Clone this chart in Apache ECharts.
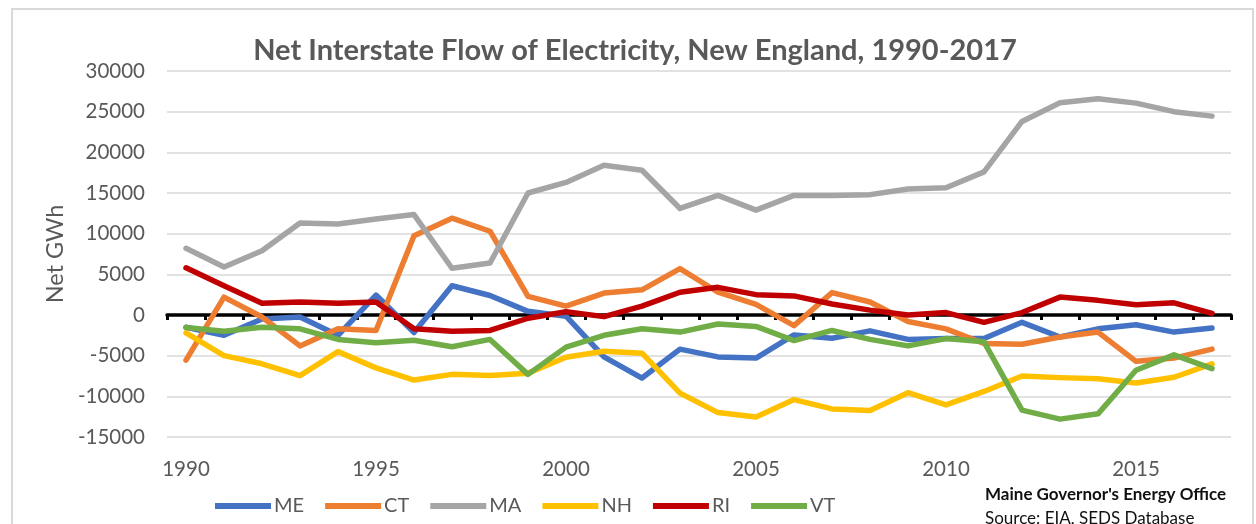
<!DOCTYPE html>
<html>
<head>
<meta charset="utf-8">
<title>Net Interstate Flow of Electricity, New England, 1990-2017</title>
<script src="https://cdn.jsdelivr.net/npm/echarts@6/dist/echarts.min.js"></script>
<style>
  html, body { margin: 0; padding: 0; background: #ffffff; }
  #chart { width: 1256px; height: 524px; }
</style>
</head>
<body>
<div id="chart"></div>
<script>
// Years on the category axis
const years = [];
for (let y = 1990; y <= 2017; y++) years.push(String(y));

// Net interstate flow by state, GWh
const ME = [-1500, -2500, -500, -250, -2500, 2450, -2150, 3600, 2400, 450,
            -150, -5150, -7750, -4200, -5150, -5300, -2450, -2850, -1950, -3000,
            -2900, -2900, -900, -2700, -1700, -1200, -2100, -1600];
const CT = [-5550, 2200, -250, -3800, -1700, -1900, 9750, 11900, 10300, 2300,
            1100, 2700, 3100, 5700, 2800, 1300, -1300, 2750, 1600, -800,
            -1700, -3500, -3600, -2700, -2100, -5700, -5300, -4200];
const MA = [8200, 5900, 7900, 11300, 11200, 11800, 12350, 5750, 6400, 15000,
            16300, 18400, 17800, 13100, 14700, 12900, 14700, 14700, 14800, 15500,
            15650, 17600, 23800, 26100, 26600, 26050, 25000, 24450];
const NH = [-2200, -5000, -6000, -7450, -4500, -6500, -8000, -7300, -7450, -7150,
            -5200, -4450, -4700, -9600, -12000, -12550, -10400, -11550, -11750, -9550,
            -11050, -9400, -7500, -7700, -7850, -8350, -7650, -6000];
const RI = [5800, 3600, 1450, 1600, 1450, 1600, -1700, -2000, -1900, -400,
            400, -200, 1100, 2800, 3400, 2500, 2350, 1350, 600, 0,
            300, -900, 300, 2200, 1800, 1250, 1500, 200];
const VT = [-1550, -2000, -1500, -1700, -3000, -3400, -3100, -3900, -3000, -7300,
            -3950, -2500, -1700, -2100, -1100, -1400, -3150, -1900, -3000, -3800,
            -2900, -3300, -11700, -12800, -12150, -6800, -4900, -6600];

const stateNames = ['ME', 'CT', 'MA', 'NH', 'RI', 'VT'];
const stateData = [ME, CT, MA, NH, RI, VT];
const stateColors = ['#4472C4', '#ED7D31', '#A5A5A5', '#FFC000', '#C00000', '#70AD47'];

const FONT = 'Lato, "Open Sans", sans-serif';
const GREY_TEXT = '#595959';

const chart = echarts.init(document.getElementById('chart'), null, { renderer: 'canvas' });

const series = stateNames.map((name, i) => ({
  name: name,
  type: 'line',
  xAxisIndex: 0,
  data: stateData[i],
  symbol: 'none',
  smooth: false,
  color: stateColors[i],
  lineStyle: { width: 5.5, color: stateColors[i], cap: 'round', join: 'round' },
  emphasis: { disabled: true }
}));

chart.setOption({
  backgroundColor: '#ffffff',
  animation: false,
  grid: { left: 167, right: 25, top: 71, bottom: 87, containLabel: false },
  xAxis: [
    {
      // bottom axis carrying the year labels
      type: 'category',
      position: 'bottom',
      data: years,
      boundaryGap: true,
      axisLine: { show: false, onZero: false },
      axisTick: { show: false },
      axisLabel: {
        interval: 4,
        margin: 22,
        color: GREY_TEXT,
        fontFamily: FONT,
        fontSize: 20.5
      },
      splitLine: { show: false }
    },
    {
      // black baseline drawn at zero, with a tick between each year
      type: 'category',
      position: 'bottom',
      data: years,
      boundaryGap: true,
      axisLine: { show: true, onZero: true, lineStyle: { color: '#000000', width: 3.5 } },
      axisTick: { show: true, interval: 0, length: 5, lineStyle: { color: '#000000', width: 3 } },
      axisLabel: { show: false },
      splitLine: { show: false }
    }
  ],
  yAxis: {
    type: 'value',
    min: -15000,
    max: 30000,
    interval: 5000,
    name: 'Net GWh',
    nameLocation: 'middle',
    nameGap: 100,
    nameRotate: 90,
    nameTextStyle: { color: GREY_TEXT, fontFamily: FONT, fontSize: 23.5 },
    axisLine: { show: false },
    axisTick: { show: false },
    axisLabel: {
      margin: 22,
      color: GREY_TEXT,
      fontFamily: FONT,
      fontSize: 20.5,
      formatter: (v) => String(v)
    },
    splitLine: { lineStyle: { color: '#d9d9d9', width: 1.5 } }
  },
  legend: {
    data: stateNames,
    left: 210,
    top: 491,
    itemWidth: 56,
    itemHeight: 6,
    itemGap: 21,
    icon: 'rect',
    textStyle: { color: GREY_TEXT, fontFamily: FONT, fontSize: 20, padding: [0, 0, 0, -2] }
  },
  graphic: [
    {
      type: 'rect',
      shape: { x: 12, y: 9, width: 1241, height: 540 },
      style: { fill: 'none', stroke: '#d9d9d9', lineWidth: 2 },
      silent: true
    },
    {
      type: 'text',
      x: 635,
      y: 51,
      style: {
        text: 'Net Interstate Flow of Electricity, New England, 1990-2017',
        font: 'bold 29px ' + FONT,
        fill: GREY_TEXT,
        align: 'center',
        verticalAlign: 'middle'
      },
      silent: true
    },
    {
      type: 'text',
      x: 985,
      y: 495,
      style: {
        text: "Maine Governor's Energy Office",
        font: 'bold 17px ' + FONT,
        fill: '#111111',
        align: 'left',
        verticalAlign: 'middle'
      },
      silent: true
    },
    {
      type: 'text',
      x: 985,
      y: 519,
      style: {
        text: 'Source: EIA, SEDS Database',
        font: '17px ' + FONT,
        fill: '#111111',
        align: 'left',
        verticalAlign: 'middle'
      },
      silent: true
    }
  ],
  series: series
});
</script>
</body>
</html>
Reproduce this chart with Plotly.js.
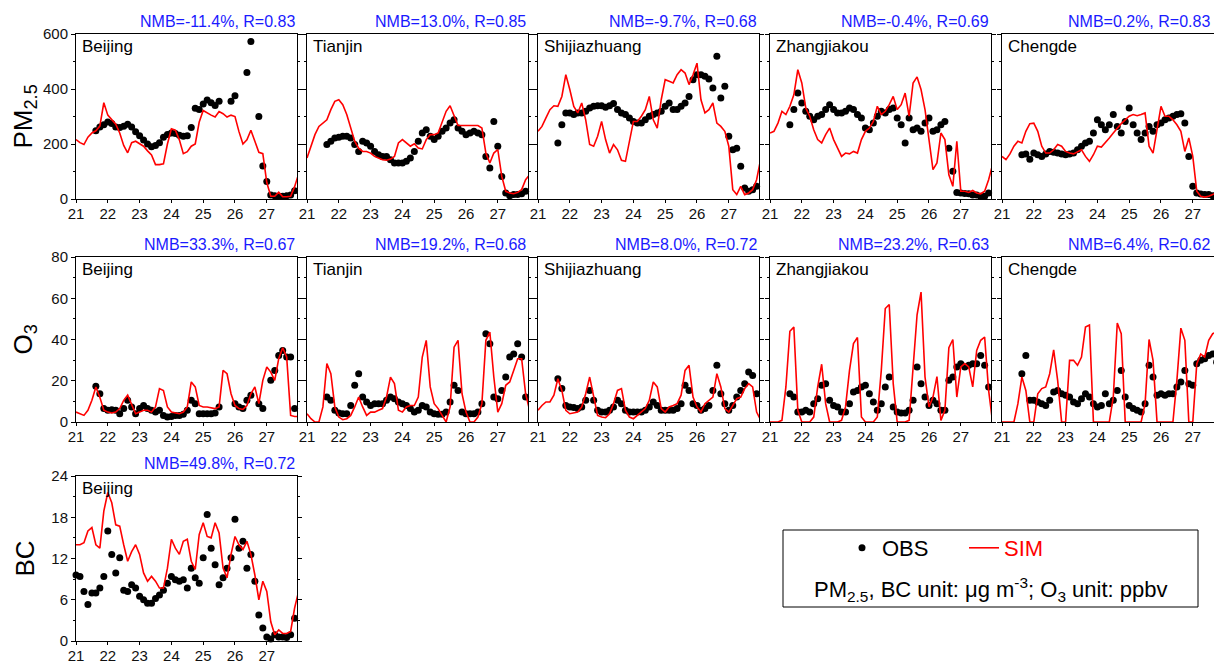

-=-=-=-=-

* Required work
Repeat exactly and only the lines from the start of the data above through the line that holds "for (let y = 1990;", inclusive. Pictures do not belong in the copy.

* Correct answer
Clone this chart in Apache ECharts.
<!DOCTYPE html>
<html>
<head>
<meta charset="utf-8">
<title>Net Interstate Flow of Electricity, New England, 1990-2017</title>
<script src="https://cdn.jsdelivr.net/npm/echarts@6/dist/echarts.min.js"></script>
<style>
  html, body { margin: 0; padding: 0; background: #ffffff; }
  #chart { width: 1256px; height: 524px; }
</style>
</head>
<body>
<div id="chart"></div>
<script>
// Years on the category axis
const years = [];
for (let y = 1990; y <= 2017; y++) years.push(String(y));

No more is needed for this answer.